Oliver Telusma, 21, who earned a degree in political science with an eye toward going to law school, said he was one of the graduates who was manhandled when he started to dance on stage.
“I had just started … and he picked me up and turned me around, which I thought was kind of embarrassing and degrading to be handled in that manner,” Mr. Telusma said.
“This little snapshot of what happened at graduation is a little bit of insight into how the university treats minority students, especially black students,” one student said.
Other videos show the usher also manhandled a few white students who paused to wave to relatives.

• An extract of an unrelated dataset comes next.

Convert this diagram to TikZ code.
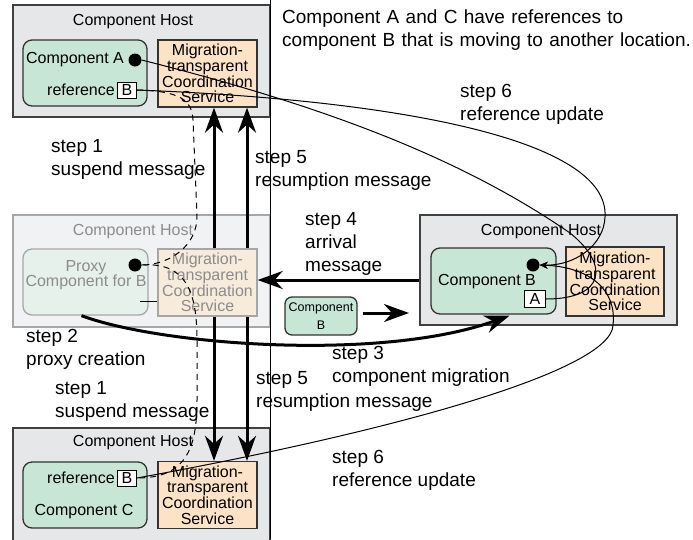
\documentclass[tikz,border=0pt]{standalone}
\usepackage{fontspec}
\setmainfont{Liberation Sans}
\usetikzlibrary{arrows.meta}
\definecolor{hostgray}{RGB}{230,231,232}
\definecolor{compgreen}{RGB}{200,230,213}
\definecolor{mtcsorange}{RGB}{253,227,197}
\definecolor{hostfaded}{RGB}{241,242,243}
\definecolor{compfaded}{RGB}{230,241,236}
\definecolor{mtcsfaded}{RGB}{247,235,220}
\definecolor{fadedtext}{RGB}{140,140,140}
\newcommand{\boxfont}{\fontsize{16}{15.7}\selectfont}
\newcommand{\stepfont}{\fontsize{19}{23}\selectfont}
\newcommand{\smallfont}{\fontsize{12.5}{18}\selectfont}
\tikzset{
  host/.style={draw=black!75, fill=hostgray, line width=1.3pt, minimum width=257pt, minimum height=112pt},
  comp/.style={draw=black!80, fill=compgreen, rounded corners=9pt, line width=1.3pt, minimum width=124pt, minimum height=66pt},
  mtcs/.style={draw=black!80, fill=mtcsorange, line width=1.3pt, minimum width=99pt, minimum height=67pt,
    align=center, inner sep=0pt, font=\boxfont},
  faded/.style={draw=black!35, text=fadedtext},
  refbox/.style={draw, fill=white, line width=1pt, minimum width=19pt, minimum height=16pt, inner sep=0pt, font=\boxfont},
  dot/.style={circle, fill=black, minimum size=13pt, inner sep=0pt},
  txt/.style={inner sep=0pt, font=\boxfont},
  steplabel/.style={anchor=west, align=left, inner sep=0pt, font=\stepfont},
  bigarrow/.style={line width=3pt, -{Stealth[length=25pt,width=18pt,inset=8pt]}},
  refline/.style={line width=1pt},
  refarrow/.style={line width=1pt, -{Stealth[length=8pt,width=7pt]}},
  oldref/.style={line width=1pt, dash pattern=on 6pt off 5pt},
}
\begin{document}
\begin{tikzpicture}[x=1pt, y=-1pt]
\useasboundingbox (0,0) rectangle (693,539);

% host of component A
\node[host] (hostA) at (141.5,61) {};
\node[txt] at (133,22) {Component Host};
\node[comp] (compA) at (85,73) {};
\node[txt] at (75,60) {Component A};
\node[dot] (dotA) at (135,60) {};
\node[txt] at (81,90) {reference};
\node[refbox] (refA) at (127,90) {B};
\node[mtcs] (mtcsA) at (207.5,73.5) {Migration-\\transparent\\Coordination\\Service};

% old host of component B, now the proxy
\node[host, fill=hostfaded, faded] (hostM) at (141.5,271) {};
\node[txt, text=fadedtext] at (133,232) {Component Host};
\node[comp, fill=compfaded, faded, minimum width=125pt] (proxy) at (85.5,282) {};
\node[txt, text=fadedtext, align=center] at (86,275) {Proxy\\Component for B};
\node[dot] (dotP) at (135,265) {};
\node[mtcs, fill=mtcsfaded, faded] (mtcsM) at (207.5,282.5) {Migration-\\transparent\\Coordination\\Service};
\draw[line width=1pt] (140,301) -- (mtcsM.west |- 0,301);

% host of component C
\node[host, minimum height=115pt] (hostC) at (141.5,485.5) {};
\node[txt] at (133,443) {Component Host};
\node[comp] (compC) at (85,495) {};
\node[txt] at (81,478) {reference};
\node[refbox] (refC) at (127,478) {B};
\node[txt] at (84,512) {Component C};
\node[mtcs] (mtcsC) at (207.5,495) {Migration-\\transparent\\Coordination\\Service};

% new host of component B
\node[host, minimum height=110pt] (hostB) at (548.5,270) {};
\node[txt] at (541,232) {Component Host};
\node[comp, minimum width=125pt] (compB) at (493.5,281) {};
\node[txt] at (487,282) {Component B};
\node[dot] (dotB) at (533,265) {};
\node[refbox, minimum width=21pt, minimum height=17pt] (refB) at (535,299) {A};
\node[mtcs, minimum width=98pt, minimum height=69pt] (mtcsB) at (615,281.5) {Migration-\\transparent\\Coordination\\Service};

% component B on the move
\node[comp, minimum width=72pt, minimum height=38pt, rounded corners=7pt, align=center,
  font=\smallfont, inner sep=0pt] (moving) at (321,316) {Component\\B};
\coordinate (movingEnd) at (409,313);

\draw[line width=1pt] (270,0) -- (270,539);

% messages
\draw[bigarrow] ([xshift=6.5pt]mtcsM.north) -- ([xshift=6.5pt]mtcsA.south);
\draw[bigarrow] ([xshift=39.5pt]mtcsM.north) -- ([xshift=39.5pt]mtcsA.south);
\draw[bigarrow] ([xshift=6.5pt]mtcsM.south) -- ([xshift=6.5pt]mtcsC.north);
\draw[bigarrow] ([xshift=39.5pt]mtcsM.south) -- ([xshift=39.5pt]mtcsC.north);
\draw[bigarrow] (hostB.west |- 0,280) -- (mtcsM.east |- 0,280);
\draw[bigarrow] ([xshift=5pt]moving.east |- 0,313) -- (movingEnd);
\draw[bigarrow] ([xshift=-4pt]proxy.south) .. controls (160,345) and (380,362) .. ([xshift=16pt,yshift=-1pt]compB.south);

% references through the proxy
\draw[oldref] (refA.east) .. controls (180,91) and (192,100) .. (193,120) -- (197,215)
  .. controls (198,245) and (170,265) .. (dotP.east);
\draw[oldref] (dotP.east) .. controls (185,262) and (197,290) .. (197,340) -- (197,400)
  .. controls (197,450) and (185,478) .. (refC.east);

% updated references
\draw[refarrow] (refA.east) .. controls (400,100) and (610,140) .. (605,217)
  .. controls (604,245) and (575,266) .. (dotB.east);
\draw[refarrow] (refC.east) .. controls (400,430) and (612,370) .. (613,325)
  .. controls (617,290) and (590,267) .. (dotB.east);
\draw[refline] (refB.east) .. controls (605,299) and (610,265) .. (570,233)
  .. controls (450,150) and (300,100) .. (dotA.east);

% step labels
\node[font=\stepfont, anchor=west, align=left, inner sep=0pt, text width=420pt] at (282,30)
  {Component A and C have references to\\component B that is moving to another location.};
\node[steplabel] at (460,104) {step 6\\reference update};
\node[steplabel] at (51,159.5) {step 1\\suspend message};
\node[steplabel] at (255,170.5) {step 5\\resumption message};
\node[steplabel] at (305,244) {step 4\\arrival\\message};
\node[steplabel] at (26,349.5) {step 2\\proxy creation};
\node[steplabel] at (332,366.5) {step 3\\component migration};
\node[steplabel] at (256,391.5) {step 5\\resumption message};
\node[steplabel] at (55,401) {step 1\\suspend message};
\node[steplabel] at (332,470.5) {step 6\\reference update};
\end{tikzpicture}
\end{document}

In a separate video, the usher can be seen hustling off stage a white graduate who stopped to take a selfie.
However, students who were present claimed the usher saved his most vigorous action for the African-American students who broke into a dance.
The video has created outrage among parents and alumni, as well as others who watched the video via social media.

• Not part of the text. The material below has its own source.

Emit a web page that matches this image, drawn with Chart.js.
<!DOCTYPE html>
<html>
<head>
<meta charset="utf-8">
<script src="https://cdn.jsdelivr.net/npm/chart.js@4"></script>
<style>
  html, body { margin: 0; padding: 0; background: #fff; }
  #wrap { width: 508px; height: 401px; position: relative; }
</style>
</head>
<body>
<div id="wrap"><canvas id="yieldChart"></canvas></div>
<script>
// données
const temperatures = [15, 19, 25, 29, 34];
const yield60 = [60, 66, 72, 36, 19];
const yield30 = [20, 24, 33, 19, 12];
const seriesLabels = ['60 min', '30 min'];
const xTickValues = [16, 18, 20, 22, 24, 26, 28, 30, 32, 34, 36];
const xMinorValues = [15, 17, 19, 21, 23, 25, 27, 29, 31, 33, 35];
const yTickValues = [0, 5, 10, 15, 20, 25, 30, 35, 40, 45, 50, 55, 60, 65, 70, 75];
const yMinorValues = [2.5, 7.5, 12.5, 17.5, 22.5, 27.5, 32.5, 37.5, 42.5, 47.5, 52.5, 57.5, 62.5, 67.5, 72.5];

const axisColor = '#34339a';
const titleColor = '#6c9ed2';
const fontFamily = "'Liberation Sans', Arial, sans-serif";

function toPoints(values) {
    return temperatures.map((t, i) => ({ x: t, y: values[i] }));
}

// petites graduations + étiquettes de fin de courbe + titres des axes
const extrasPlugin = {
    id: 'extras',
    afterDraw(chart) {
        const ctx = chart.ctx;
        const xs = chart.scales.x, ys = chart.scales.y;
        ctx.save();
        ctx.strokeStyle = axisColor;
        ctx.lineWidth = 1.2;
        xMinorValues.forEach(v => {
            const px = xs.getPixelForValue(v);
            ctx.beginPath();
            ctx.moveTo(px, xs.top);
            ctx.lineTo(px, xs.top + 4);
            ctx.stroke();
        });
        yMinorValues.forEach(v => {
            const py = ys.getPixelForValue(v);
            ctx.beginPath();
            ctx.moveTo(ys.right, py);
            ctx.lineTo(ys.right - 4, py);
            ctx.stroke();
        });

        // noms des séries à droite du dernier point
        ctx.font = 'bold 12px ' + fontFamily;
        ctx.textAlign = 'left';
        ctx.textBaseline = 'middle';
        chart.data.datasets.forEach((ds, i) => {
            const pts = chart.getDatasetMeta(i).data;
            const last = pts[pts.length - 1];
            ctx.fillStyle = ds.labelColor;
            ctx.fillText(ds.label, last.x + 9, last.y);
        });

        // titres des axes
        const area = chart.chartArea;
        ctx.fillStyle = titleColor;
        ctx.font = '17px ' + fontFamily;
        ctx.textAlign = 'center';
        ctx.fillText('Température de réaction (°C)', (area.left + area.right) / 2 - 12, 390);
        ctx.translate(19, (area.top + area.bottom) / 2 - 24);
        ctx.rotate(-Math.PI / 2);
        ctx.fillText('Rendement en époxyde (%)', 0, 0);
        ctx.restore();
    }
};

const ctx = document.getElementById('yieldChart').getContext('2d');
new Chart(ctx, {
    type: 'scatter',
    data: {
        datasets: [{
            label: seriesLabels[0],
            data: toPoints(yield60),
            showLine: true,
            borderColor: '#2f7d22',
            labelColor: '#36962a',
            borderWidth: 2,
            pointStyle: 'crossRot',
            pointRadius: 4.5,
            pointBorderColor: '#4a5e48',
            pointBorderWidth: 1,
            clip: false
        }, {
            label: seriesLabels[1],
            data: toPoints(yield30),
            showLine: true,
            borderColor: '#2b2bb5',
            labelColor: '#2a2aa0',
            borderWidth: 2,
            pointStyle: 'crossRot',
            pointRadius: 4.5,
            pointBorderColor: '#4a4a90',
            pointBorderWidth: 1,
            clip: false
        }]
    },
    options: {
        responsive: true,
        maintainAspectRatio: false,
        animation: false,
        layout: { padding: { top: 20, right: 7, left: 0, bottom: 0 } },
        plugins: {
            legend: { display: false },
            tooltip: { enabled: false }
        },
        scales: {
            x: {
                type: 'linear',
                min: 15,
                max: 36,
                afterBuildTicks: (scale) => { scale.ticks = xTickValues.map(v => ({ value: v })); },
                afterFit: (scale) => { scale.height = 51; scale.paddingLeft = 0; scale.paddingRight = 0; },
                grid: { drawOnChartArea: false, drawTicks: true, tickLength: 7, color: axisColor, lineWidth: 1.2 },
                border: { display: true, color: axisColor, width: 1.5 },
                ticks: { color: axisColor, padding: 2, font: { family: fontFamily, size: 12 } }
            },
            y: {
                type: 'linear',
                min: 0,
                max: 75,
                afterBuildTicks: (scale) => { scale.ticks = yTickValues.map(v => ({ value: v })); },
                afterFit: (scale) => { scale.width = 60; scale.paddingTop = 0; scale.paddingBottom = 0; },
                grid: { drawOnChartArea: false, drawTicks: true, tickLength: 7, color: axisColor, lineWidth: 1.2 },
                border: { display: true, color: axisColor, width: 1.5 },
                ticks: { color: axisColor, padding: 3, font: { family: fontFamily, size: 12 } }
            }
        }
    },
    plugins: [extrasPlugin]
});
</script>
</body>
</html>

One Twitter-user wrote: “Every time a Black student took more than TWO seconds, he aggressively pushed them.”
An alumna wrote that she is “completely disgraced at the treatment of these students who earned their spot on that stage.”
University of Florida President Kent Fuchs, who kept mum on the stage as the usher humiliated the celebratory degree-winners and offered no response the rest of the day, finally went on Twitter early Sunday with his first reaction on behalf of the school.
“During one of this weekend’s commencement ceremonies, we were inappropriately aggressive in rushing students across the stage. I personally apologize and am reaching out to the students involved,” Dr. Fuchs wrote in seeking to quell the uproar and the embarrassing national attention his school’s commencement secured.
“The practice (of grabbing students on stage) has been halted for all future ceremonies, and we will work to make sure all graduating students know we are proud of their achievements and celebrate with them at their graduation.”
The university later issued a statement that an investigation has begun against the faculty member who was responsible, promising appropriate, though unspecified, action.
Todd Simmons, a 1985 graduate who is now an associate vice chancellor at North Carolina A&T State University, expressed the sentiments of many in his response to President Fuchs’ Twitter statement.
“I appreciate your candor,” Dr. Simmons wrote. “I also respectfully suggest an inquiry is in order regarding how such a ‘practice’ came to be approved & carried out in the 1st place, w/ what appears to be clear racial differences, in front of thousands. The vids (sic) are disturbing.”